The position of tin in the prehistory of metals has not yet been fully worked out at Butser. Its ore (cassiterite, stannic oxide) is dirty brown in colour, although it does give a white streak if rubbed on an abrasive surface, and therefore it would have been of little pigmental attraction. The high temperature and high concentration of reducing gas required for its conversion are both at or beyond the limits of kiln technology. It has not been possible to make any measurement of the ratio R% (Fig. 1) in kilns at Butser, but experience has indicated that the maximum temperature that can be expected with any appreciable reducing condition is about 1000 deg C, corresponding to the peak shown in Fig. 4 when practical heat losses are involved. The value of R% at this point would be very small and to increase it would involve moving along the downward slope to the left of the peak in Fig. 4 towards a temperature of perhaps about 800 deg C when practical heat losses are taken into account. Kiln firing cannot be controlled well enough to give consistently high values of R%, and therefore kiln smelts are likely to give conditions lying towards the lower left part of the clear areas of Fig. 1 rather than the upper right hand area known to be required for success in modern technology. If tin were to be removed from the smelting reaction as soon as it is formed, then better results might be obtained under the conditions available from kiln technology as this would reduce the rate of any reconversion of tin to oxide.
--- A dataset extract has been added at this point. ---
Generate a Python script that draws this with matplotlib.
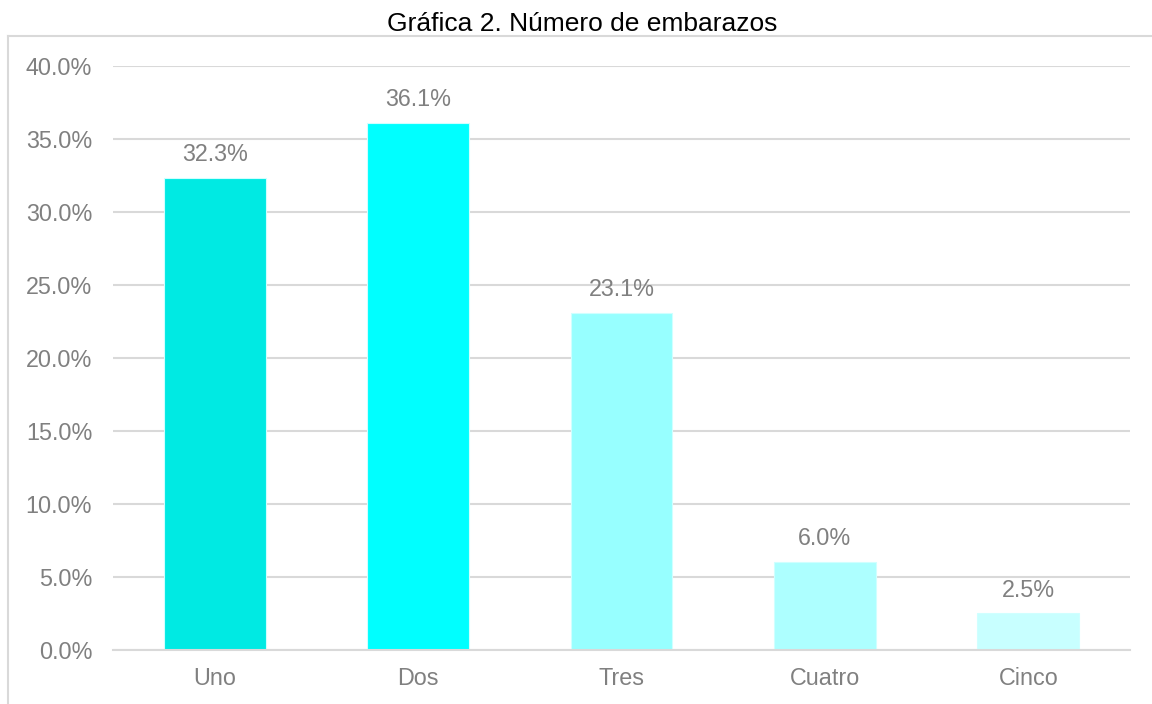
import matplotlib
matplotlib.use("Agg")
import matplotlib.pyplot as plt
from matplotlib.lines import Line2D
from matplotlib.ticker import FuncFormatter

categories = ["Uno", "Dos", "Tres", "Cuatro", "Cinco"]
values = [32.3, 36.1, 23.1, 6.0, 2.5]
bar_colors = ["#00EAE3", "#00FFFF", "#97FFFF", "#ADFFFF", "#C8FFFF"]
title = "Gráfica 2. Número de embarazos"

plt.rcParams['font.family'] = ['Liberation Sans', 'DejaVu Sans']
grey = "#808080"
gridc = "#D9D9D9"

fig = plt.figure(figsize=(11.52, 7.04), dpi=100)
ax = fig.add_axes([113/1152, 1-650/704, (1130-113)/1152, (650-65.7)/704])

x = list(range(len(categories)))
ax.bar(x, values, width=0.5, color=bar_colors, edgecolor="#D0FFFF", linewidth=0.8, zorder=3)
for xi, v in zip(x, values):
    ax.annotate(f"{v:.1f}%", (xi, v), xytext=(0, 8.6), textcoords="offset points",
                ha="center", va="bottom", fontsize=16.8, color=grey)

ax.set_xlim(-0.5, len(categories) - 0.5)
ax.set_ylim(0, 40)
ax.set_yticks([0, 5, 10, 15, 20, 25, 30, 35, 40])
ax.yaxis.set_major_formatter(FuncFormatter(lambda v, p: f"{v:.1f}%"))
ax.set_xticks(x)
ax.set_xticklabels(categories)
ax.tick_params(axis="y", length=0, pad=15, labelsize=16.8, labelcolor=grey)
ax.tick_params(axis="x", length=0, pad=12.5, labelsize=16.8, labelcolor=grey)
ax.grid(axis="y", color=gridc, linewidth=1.5, zorder=0)
for s in ["left", "right", "top"]:
    ax.spines[s].set_visible(False)
ax.spines["bottom"].set_color(gridc)
ax.spines["bottom"].set_linewidth(1.5)
ax.spines["bottom"].set_zorder(4)

# outer chart frame (left and top edges visible)
fig.add_artist(Line2D([7.5/1152, 7.5/1152], [0, 1-36/704], transform=fig.transFigure, color=gridc, linewidth=1.5))
fig.add_artist(Line2D([7.5/1152, 1], [1-36/704, 1-36/704], transform=fig.transFigure, color=gridc, linewidth=1.5))

fig.text(582/1152, 1-31/704, title, ha="center", va="baseline", fontsize=19, color="black")

fig.savefig("out.png", dpi=100)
Such an effect could have been achieved by co-smelting tin with copper, the tin being converted to bronze on formation. However, co- smelting of tin and copper ores attempted at Butser has been notably unsuccessful, the tin ore remaining unchanged while the copper ore was converted to metal. Further practical difficulty is presented by the fact that tin oxide combines so readily with ceramic crucible materials well below 1000 deg C, that it is difficult to find a practical container.